Telecoms giant MTN is set to report a full-year loss next week, one of the biggest in its history, reflecting a regulatory fine and the collapse in the Naira, Per Second News gathered Monday.
Last year, MTN agreed to pay 330 billion naira ($1.7 billion) in cash to the federal government for failing to disconnect over 5 million unregistered SIM cards in the country. MTN also committed to listing in Nigeria as part of the settlement deal.
In an updated trading statement for its financial year ended December 31, MTN said it expects to report a full-year basic headline loss per share of between 74 cents and 81 cents, as well as a basic loss per share of between South Africa’s R1.37 and R1.51.
In the previous comparable year, MTN reported a headline increase earnings per share.
MTN said the full-year results, which are expected to be announced on March 2, were impacted by the Nigerian regulatory fine, which had a 455 cents per share (cps) negative impact.
Other factors impacting MTN’s full-year results are set to include:
– Foreign exchange losses (324 cps);
– The ‘interest unwind’ related to the Nigerian regulatory fine (45 cps);
– The MTN Zakhele Futhi BBBBEE transaction charge (88 cps);
– Professional fees related to the settlement of the Nigerian regulatory fine (73 cps);
– Losses from investments in its Digital Group being mainly Africa Internet Holdings (AIH), Middle East Internet Holdings (MEIH) and Iran Internet Group (IIG) (39 cps);
– Hyperinflation impact (37 cps); and- Losses from the Nigeria Tower Company mainly as a result of foreign exchange losses on US dollar denominated loans (122 cps).

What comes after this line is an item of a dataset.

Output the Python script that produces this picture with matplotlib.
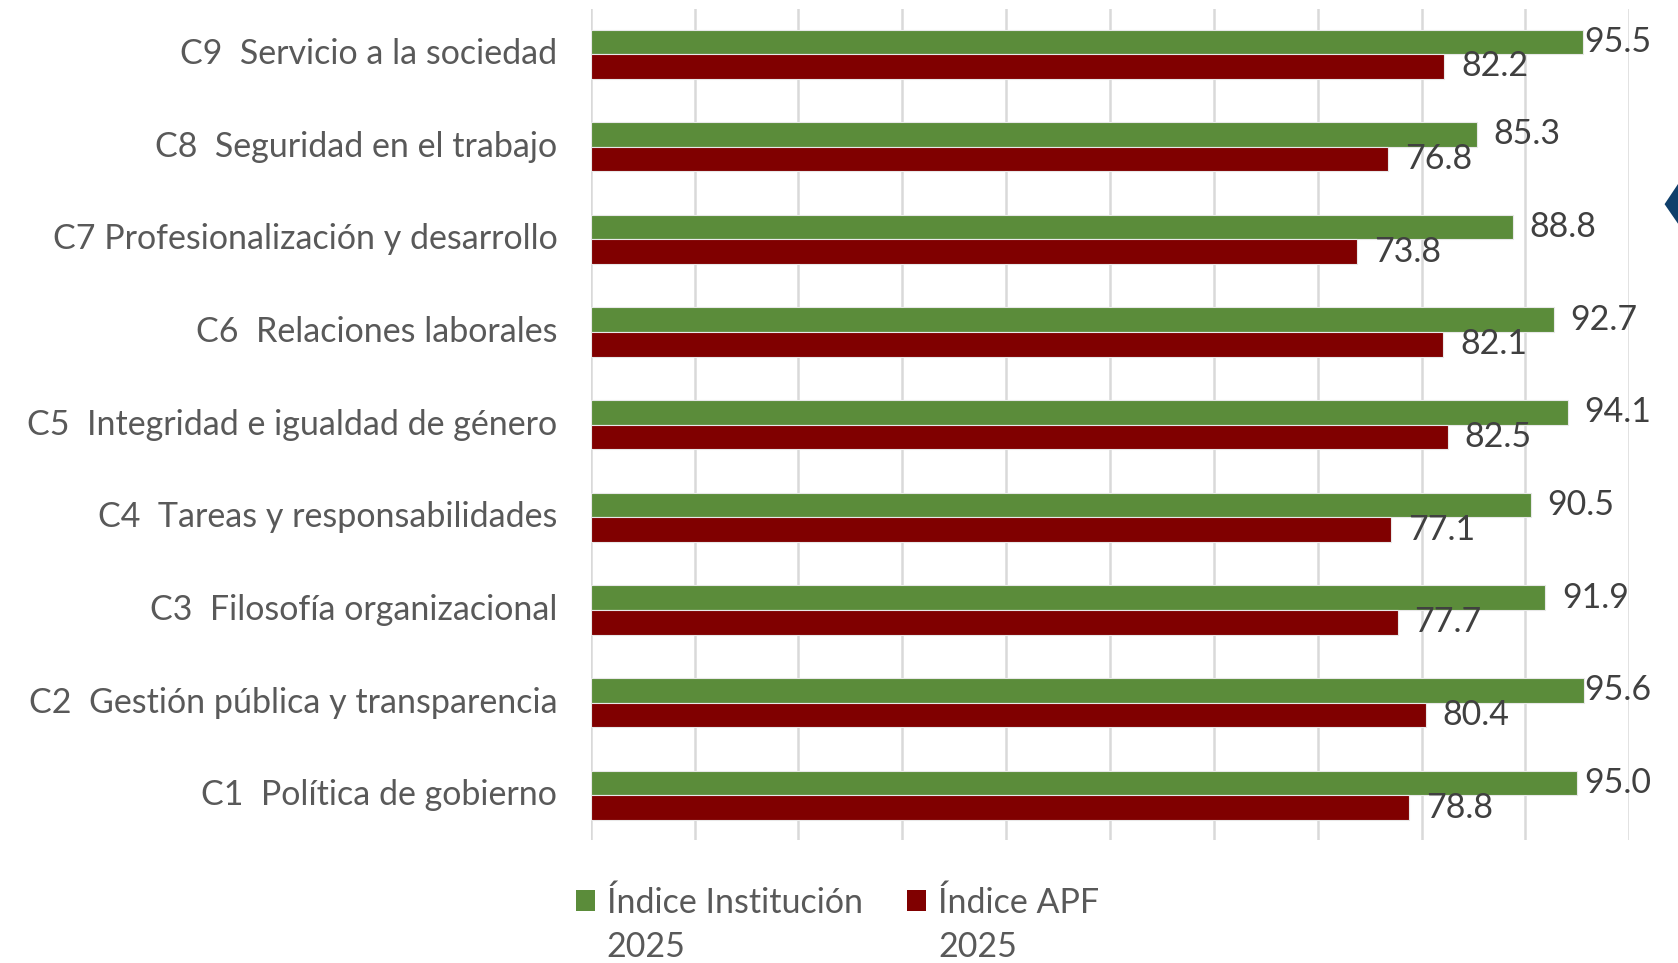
import matplotlib.pyplot as plt
import numpy as np
from matplotlib.patches import Polygon

plt.rcParams["font.family"] = ["Lato", "DejaVu Sans"]

categories = [
    "C1  Política de gobierno",
    "C2  Gestión pública y transparencia",
    "C3  Filosofía organizacional",
    "C4  Tareas y responsabilidades",
    "C5  Integridad e igualdad de género",
    "C6  Relaciones laborales",
    "C7 Profesionalización y desarrollo",
    "C8  Seguridad en el trabajo",
    "C9  Servicio a la sociedad",
]
indice_institucion = [95.0, 95.6, 91.9, 90.5, 94.1, 92.7, 88.8, 85.3, 95.5]
indice_apf = [78.8, 80.4, 77.7, 77.1, 82.5, 82.1, 73.8, 76.8, 82.2]
series_names = ["Índice Institución", "Índice APF"]
series_year = "2025"

GREEN = "#5B8C3A"
RED = "#800000"
TEXT = "#595959"
FS = 24.5


def main():
    fig = plt.figure(figsize=(16.78, 9.63), dpi=100)
    ax = fig.add_axes([0.352, 0.128, 0.619, 0.863])

    y = np.arange(len(categories))
    h = 0.265
    b1 = ax.barh(y + h / 2, indice_institucion, height=h, color=GREEN,
                 edgecolor="#e8e8e8", linewidth=0.8, label=series_names[0], zorder=3)
    b2 = ax.barh(y - h / 2, indice_apf, height=h, color=RED,
                 edgecolor="#e8e8e8", linewidth=0.8, label=series_names[1], zorder=3)

    # labels sit right of the bar but are pulled in near the plot edge
    for bars, vals in ((b1, indice_institucion), (b2, indice_apf)):
        for bar, v in zip(bars, vals):
            yc = bar.get_y() + bar.get_height() / 2
            ax.text(min(v + 1.6, 95.7), yc, f"{v:.1f}", va="center", ha="left",
                    fontsize=FS, color="#404040", zorder=4)

    ax.set_xlim(0, 100)
    ax.set_ylim(-0.48, 8.49)
    ax.set_xticks(np.arange(0, 101, 10))
    ax.set_xticklabels([])
    ax.set_yticks(y)
    ax.set_yticklabels(categories, fontsize=FS, color=TEXT, va="center")
    ax.tick_params(axis="both", length=0, pad=24)
    ax.grid(axis="x", color="#d9d9d9", linewidth=1.8, zorder=0)
    for s in ax.spines.values():
        s.set_visible(False)

    leg = fig.legend(handles=[b1, b2], loc="center left", bbox_to_anchor=(0.343, 0.063),
                     ncol=2, frameon=False, fontsize=FS, handlelength=0.57,
                     handleheight=0.57, handletextpad=0.35, columnspacing=1.3,
                     labelcolor=TEXT, borderpad=0, borderaxespad=0)
    for p in leg.get_patches():
        p.set_edgecolor("none")

    # second line of each legend entry, under its first line
    fig.canvas.draw()
    W, H = fig.bbox.width, fig.bbox.height
    for t in leg.get_texts():
        bb = t.get_window_extent()
        fig.text(bb.x0 / W, (bb.y0 + bb.y1) / 2 / H - 45 / H, series_year,
                 fontsize=FS, color=TEXT, ha="left", va="center")

    # decorative shape cut by the right edge
    fig.patches.append(Polygon([(0.992, 0.788), (1.005, 0.822), (1.005, 0.755)],
                               closed=True, transform=fig.transFigure,
                               facecolor="#0F3F6B", edgecolor="none"))

    fig.savefig("out.png", dpi=100)
    plt.close(fig)


if __name__ == "__main__":
    main()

Meanwhile, MTN Group may put off plans to list its Nigerian operation until 2018, the telecoms firm agreed to list the unit in the Nigeria Stock Exchange as part of the settlement of the fine.
The Nigerian Stock Exchange All Share Index was the world’s worst performer last year among 94 indexes tracked by Bloomberg, losing 41 percent in dollar terms.
The market slump came as the economy contracted for the first three quarters of 2016 due to lower oil revenue and capital controls deterring investment.